The Australian dollar extended its longest streak of gains since March 2009 and New Zealand’s currency touched its strongest since July. Currencies of commodity exporters are rallying at the expense of the U.S. dollar amid speculation that the Federal Reserve may refrain from raising interest rates until 2016, even as officials say they’re still ready to tighten policy this year.
"We’re seeing a push back of Fed expectations ," Elsa Lignos, a senior currency strategist at Royal Bank of Canada’s RBC Capital Markets unit in New York. "You’re just seeing a liquidation of dollar longs, you’re seeing the dollar underperform a lot of currencies." A long position is a bet that an asset will increase in value.
The Bloomberg Dollar Spot Index, which tracks the U.S. currency against 10 major peers including its Australian counterpart, fell less than 0.1 percent to 1,192.08, its lowest level since Aug. 24, as of 5 p.m. in New York.
Australia’s dollar rose for a ninth day, climbing 0.4 percent to 73.62 U.S. cents, after advancing the most since December 2011 last week. New Zealand’s kiwi, named for the image of the flightless bird on its NZ$1 coin, added 0.5 percent to 67.18 U.S. cents. It rose last week by the most in almost four years.
“We’re more positive about commodity currencies in the medium term as they’ve weakened significantly since May and a lot of bad news is already in the price,” said Roberto Mialich, senior Group-of-10 currency strategist at UniCredit SpA in Milan, which told clients on Oct. 8 to buy Canadian dollars against the U.S. currency. “Another key factor that supported them is that the broad-based dollar momentum is no longer there, as the market cut back on fed funds rate expectations.”

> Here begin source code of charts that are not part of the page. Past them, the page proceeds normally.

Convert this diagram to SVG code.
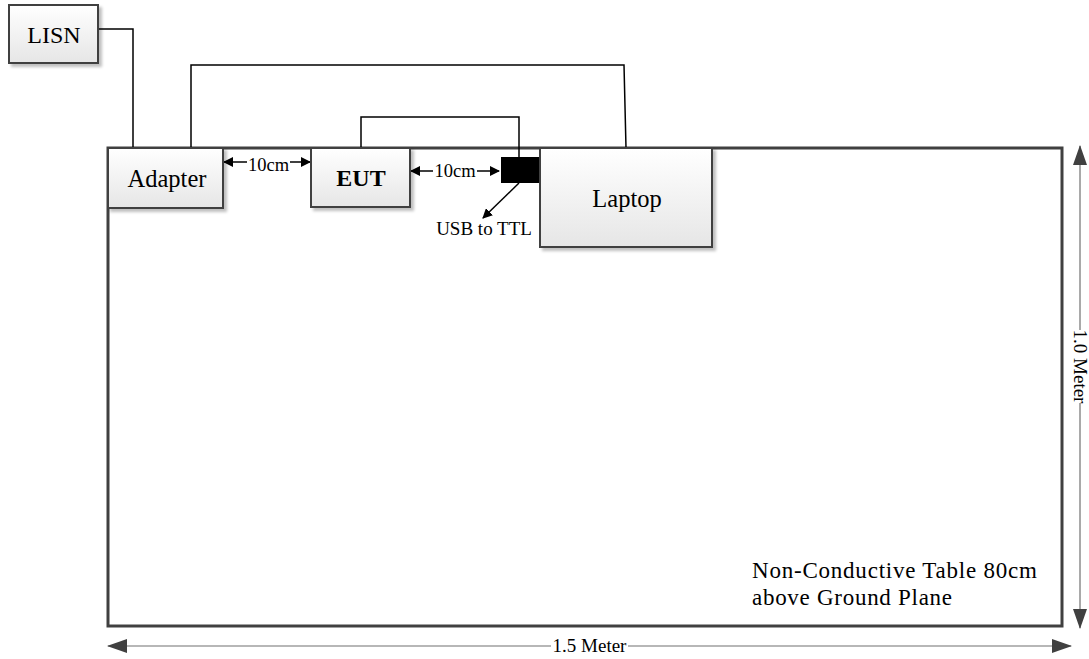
<svg xmlns="http://www.w3.org/2000/svg" width="1089" height="659" viewBox="0 0 1089 659">
<defs>
<linearGradient id="g" x1="0" y1="0" x2="0" y2="1">
<stop offset="0" stop-color="#ffffff"/>
<stop offset="1" stop-color="#e6e6e6"/>
</linearGradient>
<filter id="sh" x="-10%" y="-10%" width="130%" height="130%">
<feGaussianBlur in="SourceAlpha" stdDeviation="1.5"/>
<feOffset dx="3" dy="3"/>
<feComponentTransfer><feFuncA type="linear" slope="0.25"/></feComponentTransfer>
<feMerge><feMergeNode/><feMergeNode in="SourceGraphic"/></feMerge>
</filter>
<marker id="ah" markerWidth="10" markerHeight="10" refX="9" refY="5" orient="auto" markerUnits="userSpaceOnUse">
<path d="M0,0 L10,5 L0,10 Z" fill="#000"/>
</marker>
<marker id="dh" markerWidth="20" markerHeight="14" refX="19" refY="7" orient="auto" markerUnits="userSpaceOnUse">
<path d="M0,0 L20,7 L0,14 Z" fill="#404040"/>
</marker>
</defs>
<style>
.box{fill:url(#g);stroke:#404040;stroke-width:2;filter:url(#sh)}
.t{font-family:"Liberation Serif","Times New Roman",serif;fill:#000}
.w{fill:none;stroke:#000;stroke-width:1.5}
.a{fill:none;stroke:#000;stroke-width:1.5;marker-end:url(#ah)}
.dim{fill:none;stroke:#707070;stroke-width:1.2;marker-end:url(#dh)}
</style>
<g id="table">
<rect x="108" y="148" width="954" height="478" fill="#fff" stroke="#404040" stroke-width="3"/>
<text class="t" x="752" y="578" font-size="23" textLength="285" lengthAdjust="spacing">Non-Conductive Table 80cm</text>
<text class="t" x="752" y="605" font-size="23" textLength="200" lengthAdjust="spacing">above Ground Plane</text>
</g>
<g id="connectors">
<polyline class="w" points="98,29 133,29 133,148"/>
<polyline class="w" points="191,148 191,65 624,65 626,148"/>
<polyline class="w" points="361,148 361,117 519,117 519,157"/>
<line class="a" x1="519" y1="183" x2="483" y2="218"/>
<line class="a" x1="247" y1="162" x2="224" y2="162"/>
<line class="a" x1="290" y1="162" x2="310" y2="162"/>
<line class="a" x1="433" y1="171" x2="411" y2="171"/>
<line class="a" x1="477" y1="171" x2="499" y2="171"/>
<text class="t" x="268.5" y="171" font-size="18.5" text-anchor="middle">10cm</text>
<text class="t" x="455" y="177" font-size="18.5" text-anchor="middle">10cm</text>
<text class="t" x="484" y="235" font-size="19" text-anchor="middle">USB to TTL</text>
</g>
<g id="dimensions">
<line class="dim" x1="551" y1="646" x2="108" y2="646"/>
<line class="dim" x1="628" y1="646" x2="1071" y2="646"/>
<text class="t" x="589.5" y="652" font-size="19" text-anchor="middle">1.5 Meter</text>
<line class="dim" x1="1080" y1="330" x2="1080" y2="146"/>
<line class="dim" x1="1080" y1="403" x2="1080" y2="628"/>
<text class="t" x="0" y="0" font-size="19" text-anchor="middle" transform="translate(1074,366.5) rotate(90)">1.0 Meter</text>
</g>
<g id="lisn">
<rect class="box" x="9" y="5" width="89" height="58"/>
<text class="t" x="54" y="43" font-size="24" text-anchor="middle">LISN</text>
</g>
<g id="adapter">
<rect class="box" x="108" y="148" width="115" height="60"/>
<text class="t" x="167" y="187" font-size="24.5" text-anchor="middle">Adapter</text>
</g>
<g id="eut">
<rect class="box" x="311" y="148" width="99" height="59"/>
<text class="t" x="361" y="186" font-size="24" font-weight="bold" text-anchor="middle">EUT</text>
</g>
<g id="usb">
<rect x="501" y="157" width="39" height="26" fill="#000"/>
</g>
<g id="laptop">
<rect class="box" x="540" y="148" width="172" height="99"/>
<text class="t" x="627" y="207" font-size="24.5" text-anchor="middle">Laptop</text>
</g>
</svg>
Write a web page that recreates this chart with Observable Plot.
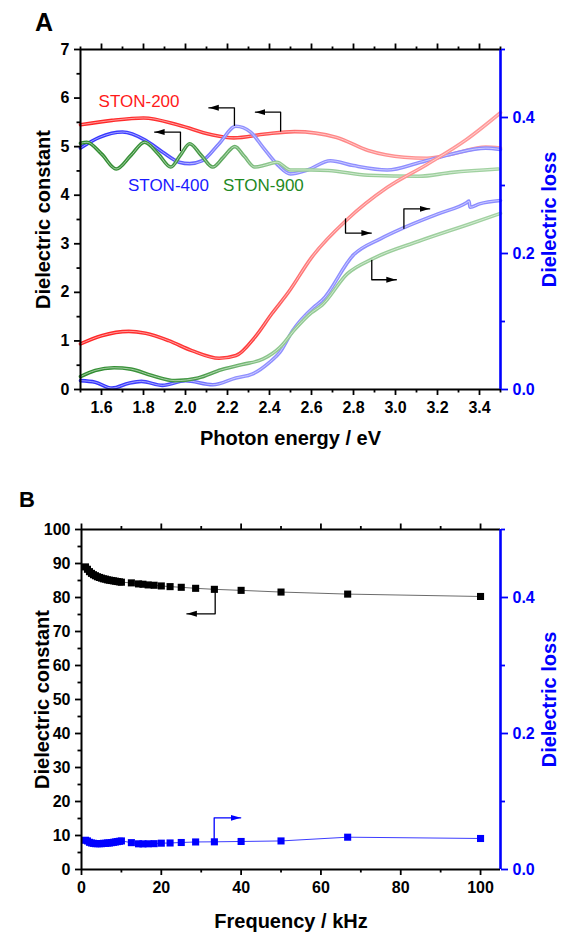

Both currencies fell to more than six-year lows in the third-quarter amid a rout in commodities that saw Bloomberg’s measure of prices tumble the most since the global financial crisis. That index is near a two-month high.
Speculation is also mounting that China will again intervene to bolster its slowing economy with targeted stimulus. The People’s Bank of China raised its yuan fixing to the strongest since Aug. 12, the day after a surprise yuan devaluation that triggered the currency’s steepest decline in two decades.
Futures show a 39 percent likelihood that the Fed will raise rates by December, down from 59 percent a month ago. The calculations are based on the assumption that the effective fed funds rate will average 0.375 percent after liftoff, versus the current target range of zero to 0.25 percent.
Atlanta Fed President Dennis Lockhart reiterated on Monday that he backs a rate increase in October or December. Fed Vice Chairman Stanley Fischer, meanwhile, said on Sunday that the economy may be strong enough to merit a rate increase in 2015.